In all meiner Widersprüchlichkeit ertappe mich dabei, wie ich mir den Standardspruch begeisterter Schnitzelesser passend mache. Frei nach dem Motto "Das Schwein ist ja eh schon tot", sage ich mir "Die Nordmanntanne kann ich eh nicht retten", fahre zum Baumarkt und kaufe im ersten Schritt einen Christbaumständer. Der Plan ist nun, dass es am Wochenende schneit und meine Mitbewohner und ich bei Glühwein und Crêpes einen wunderschönen Weihnachtsbaum aussuchen und ihn dann auf dem Schlitten heimfahren. Die Realität wird wahrscheinlich eher was mit Dauerschiff und Fahrradanhänger zu tun haben, aber wenn man schon mit Vorsatz sündigt, kann man sich wenigstens volle Kanne drauf freuen.

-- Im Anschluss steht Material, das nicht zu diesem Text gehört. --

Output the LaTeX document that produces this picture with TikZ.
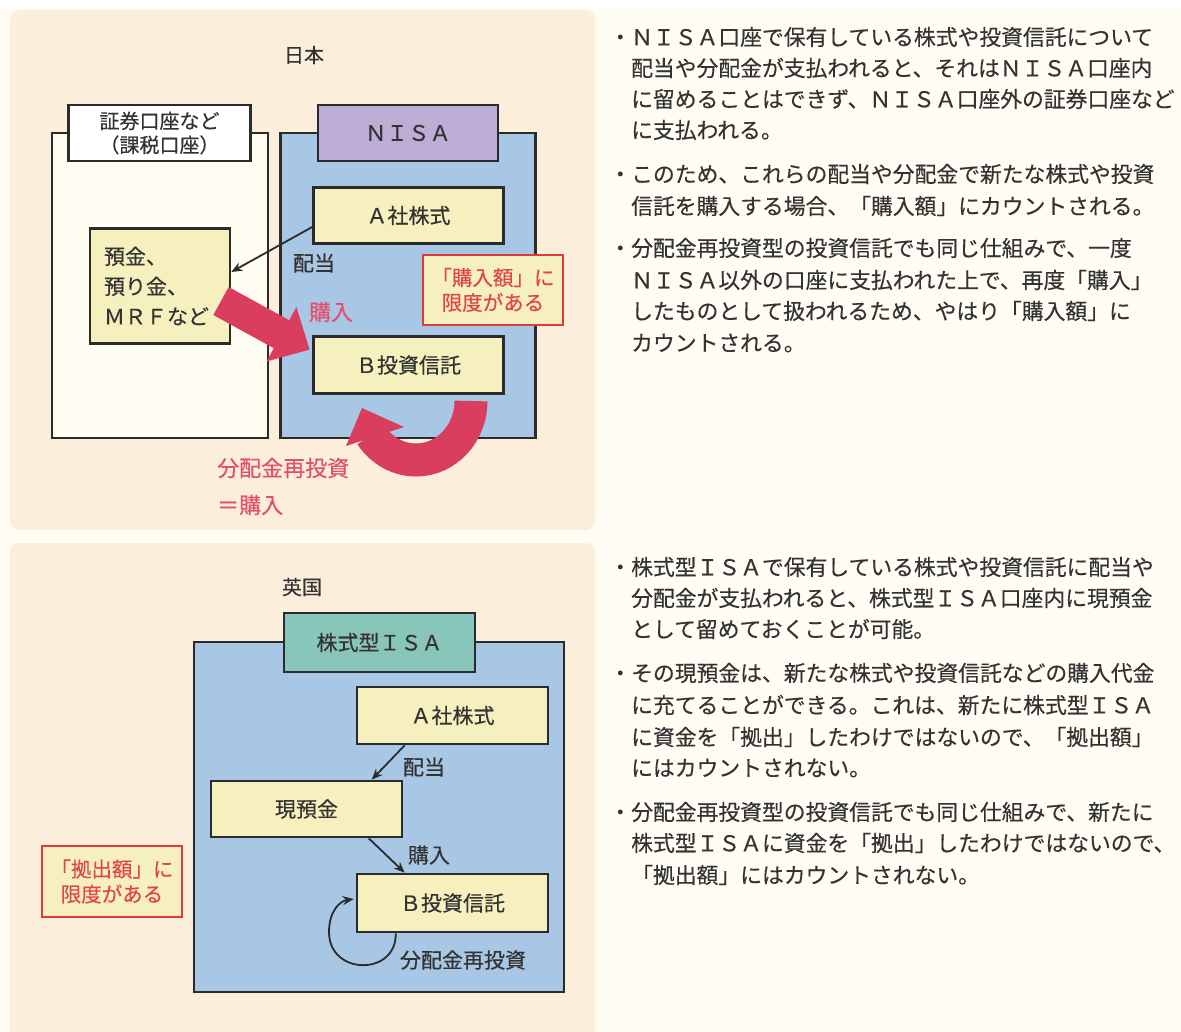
\documentclass[tikz,border=0pt]{standalone}
\usepackage{fontspec}
\setmainfont{Noto Sans CJK JP}[FakeBold=0.35]
\usetikzlibrary{arrows.meta,calc}
\definecolor{pnl}{HTML}{FBEEDA}
\definecolor{crm}{HTML}{FFFDF3}
\definecolor{seccrm}{HTML}{FFFDF2}
\definecolor{blu}{HTML}{A8C7E4}
\definecolor{yel}{HTML}{F5F0BE}
\definecolor{lav}{HTML}{BEADD5}
\definecolor{teal}{HTML}{87C6B8}
\definecolor{redA}{HTML}{DA3E5E}
\definecolor{pinkT}{HTML}{E2506C}
\definecolor{redB}{HTML}{E03A3A}
\definecolor{redT}{HTML}{E04646}
\definecolor{txt}{HTML}{333333}
\definecolor{brd}{HTML}{2B2B2B}
\newcommand\fsBody{\fontsize{21.8pt}{26pt}\selectfont}
\newcommand\fsBox{\fontsize{21pt}{26pt}\selectfont}
\newcommand\bu{\llap{・}}
\begin{document}
\begin{tikzpicture}[x=1pt,y=-1pt,
  boxy/.style={draw=brd,line width=2.6pt,inner sep=0pt,text=txt,font=\fsBox},
  lbl/.style={inner sep=0pt,text=txt,font=\fsBox},
  plbl/.style={inner sep=0pt,text=pinkT,font=\fontsize{22pt}{37pt}\selectfont},
  redbox/.style={draw=redB,line width=2.2pt,fill=yel,inner sep=0pt,text=redT,align=center,
     minimum width=140pt,minimum height=70pt,font=\fontsize{20.5pt}{25pt}\selectfont},
  thinarr/.style={draw=brd,line width=1.8pt,-{Stealth[length=11pt,width=9pt]}},
  rtxt/.style={inner sep=0pt,anchor=west,text=txt,font=\fsBody}]
\useasboundingbox (0,0) rectangle (1181,1032);
\fill[white] (0,0) rectangle (1181,1032);
\fill[crm] (0,8) rectangle (1181,1032);
% panels
\fill[pnl,rounded corners=9pt] (10,10) rectangle (595,530);
\fill[pnl,rounded corners=9pt] (10,543) rectangle (595,1060);

% ===== Top: Japan =====
\node[lbl,font=\fontsize{20pt}{24pt}\selectfont] (jp) at (304,55) {日本};
\node[boxy,fill=seccrm,minimum width=216pt,minimum height=305pt] (secO) at (160,285.5) {};
\node[boxy,fill=white,minimum width=182pt,minimum height=56pt,align=center,
  font=\fontsize{20pt}{24pt}\selectfont] (secL) at (159.5,133) {証券口座など\\（課税口座）};
\node[boxy,fill=blu,minimum width=255pt,minimum height=305pt] (nisaO) at (408,285.5) {};
\node[boxy,fill=lav,minimum width=180pt,minimum height=56pt,font=\fontsize{21.5pt}{26pt}\selectfont] (nisaL) at (408,133) {ＮＩＳＡ};
\node[boxy,fill=yel,minimum width=190pt,minimum height=56pt] (aTop) at (408.5,215.5) {Ａ社株式};
\node[boxy,fill=yel,minimum width=190pt,minimum height=57pt] (bTop) at (408.5,365) {Ｂ投資信託};
\node[boxy,fill=yel,minimum width=140pt,minimum height=115pt,text width=112pt,inner xsep=14pt,
  align=left,font=\fontsize{21pt}{30pt}\selectfont] (yokin) at (160,286) {預金、\\預り金、\\ＭＲＦなど};
\node[redbox] (capTop) at (493,290) {「購入額」に\\限度がある};
\node[lbl] (haitoTop) at (314,263) {配当};
\node[plbl] (kounyuTop) at (331,312) {購入};
\node[plbl,anchor=west,align=left] (saitoushiTop) at (217,486.5) {分配金再投資\\＝購入};
\draw[thinarr] ([yshift=-11.5pt]aTop.west) -- ([yshift=14pt]yokin.east);
% big straight red arrow (yokin -> bTop)
\fill[redA] (228.7,287.0) -- (289.2,320.2) -- (296.4,307.0) -- (309.6,349.6)
  -- (266.6,361.4) -- (273.8,348.2) -- (213.3,315.0) -- cycle;
% big curved red arrow (reinvestment)
\draw[redA,line width=33pt] (471,401) arc[start angle=0,end angle=145,x radius=55,y radius=59];
\fill[redA] (362,408) -- (404,427) -- (346,446) -- cycle;

% ===== Bottom: UK =====
\node[lbl,font=\fontsize{20pt}{24pt}\selectfont] (uk) at (302,587) {英国};
\node[boxy,fill=blu,minimum width=370pt,minimum height=350pt] (isaO) at (379,817) {};
\node[boxy,fill=teal,minimum width=191pt,minimum height=59pt] (isaL) at (379.5,642.5) {株式型ＩＳＡ};
\node[boxy,fill=yel,minimum width=191pt,minimum height=57pt] (aBot) at (452.5,715.5) {Ａ社株式};
\node[boxy,fill=yel,minimum width=191pt,minimum height=56pt] (genyo) at (306.5,809) {現預金};
\node[boxy,fill=yel,minimum width=191pt,minimum height=58pt] (bBot) at (452.5,903) {Ｂ投資信託};
\node[redbox,minimum height=71pt] (capBot) at (112,881.5) {「拠出額」に\\限度がある};
\node[lbl] (haitoBot) at (424,767) {配当};
\node[lbl] (kounyuBot) at (429,855) {購入};
\node[lbl] (saitoushiBot) at (463,960) {分配金再投資};
\draw[thinarr] ([xshift=49pt]aBot.south west) -- ([xshift=162pt]genyo.north west);
\draw[thinarr] ([xshift=159pt]genyo.south west) -- ([xshift=49pt]bBot.north west);
\draw[thinarr] ([xshift=40pt]bBot.south west) .. controls (397,976) and (329,976) .. (329,932)
  .. controls (329,911) and (340,901) .. ([xshift=-2pt,yshift=4pt]bBot.west);

% ===== Right column text =====
\node[rtxt] (t1) at (631,37) {\bu ＮＩＳＡ口座で保有している株式や投資信託について};
\node[rtxt] (t2) at (631,68) {配当や分配金が支払われると、それはＮＩＳＡ口座内};
\node[rtxt] (t3) at (631,99) {に留めることはできず、ＮＩＳＡ口座外の証券口座など};
\node[rtxt] (t4) at (631,130) {に支払われる。};
\node[rtxt] (t5) at (631,174) {\bu このため、これらの配当や分配金で新たな株式や投資};
\node[rtxt] (t6) at (631,206) {信託を購入する場合、「購入額」にカウントされる。};
\node[rtxt] (t7) at (631,248) {\bu 分配金再投資型の投資信託でも同じ仕組みで、一度};
\node[rtxt] (t8) at (631,280) {ＮＩＳＡ以外の口座に支払われた上で、再度「購入」};
\node[rtxt] (t9) at (631,311) {したものとして扱われるため、やはり「購入額」に};
\node[rtxt] (t10) at (631,343) {カウントされる。};

\node[rtxt] (u1) at (631,567) {\bu 株式型ＩＳＡで保有している株式や投資信託に配当や};
\node[rtxt] (u2) at (631,598) {分配金が支払われると、株式型ＩＳＡ口座内に現預金};
\node[rtxt] (u3) at (631,629) {として留めておくことが可能。};
\node[rtxt] (u4) at (631,673) {\bu その現預金は、新たな株式や投資信託などの購入代金};
\node[rtxt] (u5) at (631,705) {に充てることができる。これは、新たに株式型ＩＳＡ};
\node[rtxt] (u6) at (631,737) {に資金を「拠出」したわけではないので、「拠出額」};
\node[rtxt] (u7) at (631,768) {にはカウントされない。};
\node[rtxt] (u8) at (631,812) {\bu 分配金再投資型の投資信託でも同じ仕組みで、新たに};
\node[rtxt] (u9) at (631,843) {株式型ＩＳＡに資金を「拠出」したわけではないので、};
\node[rtxt] (u10) at (631,875) {「拠出額」にはカウントされない。};
\end{tikzpicture}
\end{document}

Und Schönreden geht eh immer: Längst gibt es schlaue Menschen, die sich überlegt haben, was man mit einem Christbaum so alles anstellen kann. Dem Vernehmen nach sind Tannennadeln wahre Aromabomben. Von Tannennadeltee bis Fichtenbutter ist da einiges möglich – vorausgesetzt der Baum ist bio. Und aus dem Holz lassen sich scheinbar hervorragend Knöpfe herstellen. Hoch motiviert wünsche mir nun also ein Schnitzmesser zu Weihnachten und blicke dieser Zweitverwertung gespannt entgegen.